Kira-kira is a Japanese word that describes things that glitter. It is Katie Takeshima's first word taught to her by her older sister Lynn as they lie in the empty road outside their house looking at the stars. Lynn teaches Katie everything worth knowing. When their family moves from their Japanese community in Iowa to Georgia, Lynn is the one who must explain why some of the other children won't talk to them at school.

The setting is 1950s Georgia. Katie's parents are American-born Japanese, but that doesn't change attitudes toward the family. Her mom and dad work in a poultry processing plant, in conditions typical of factories in the mid-1950s. Factory workers wear thick pads beneath their uniforms because they aren't allowed to take breaks to use the bathroom. Workers suffer permanent injury from long hours of performing the same tasks. They aren't given time off for sickness or family emergencies. Attempts to organize a union lead to beatings and other repercussions.

When Katie asks her mother about unions, her mother responds, "A union is when all the workers get together and fight the very people who have provided them with a job … It's wrong to fight the people who are trying to help you." Katie's mother is afraid of losing one of the few jobs available to Japanese-Americans.
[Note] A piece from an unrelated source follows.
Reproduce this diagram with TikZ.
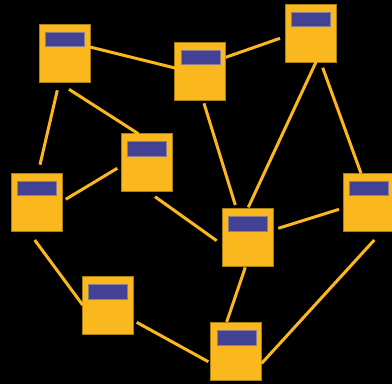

Through the family's struggle to raise money for a home, it is Lynn who is always providing the link between the old and the new and helping the family to understand the process of assimilation. But when she gets sick, the family begins to fall apart. It is up to Katie to take on the role of big sister and eldest daughter.

Cynthia Kadohata is clearly a gifted writer. Her prose sparkles with a specificity that makes KIRA-KIRA read more like a memoir than fiction. There are many things in the book that are true. The conditions in post-war factories are true; in some places they still exist. The struggles of an American-born Japanese family are true, and the limitations placed on the family are still experienced by many immigrant families in this country. And the relationships in this book are true, especially the bond between Katie and her sister Lynn.

Early in the book Lynn tells her sister, "The blue of the sky is one of the most special colors in the world, because the color is deep but see-through both at the same time." She adds that water and people's eyes have the same quality. Good fiction can also have this quality of depth and transparency; KIRA-KIRA certainly does.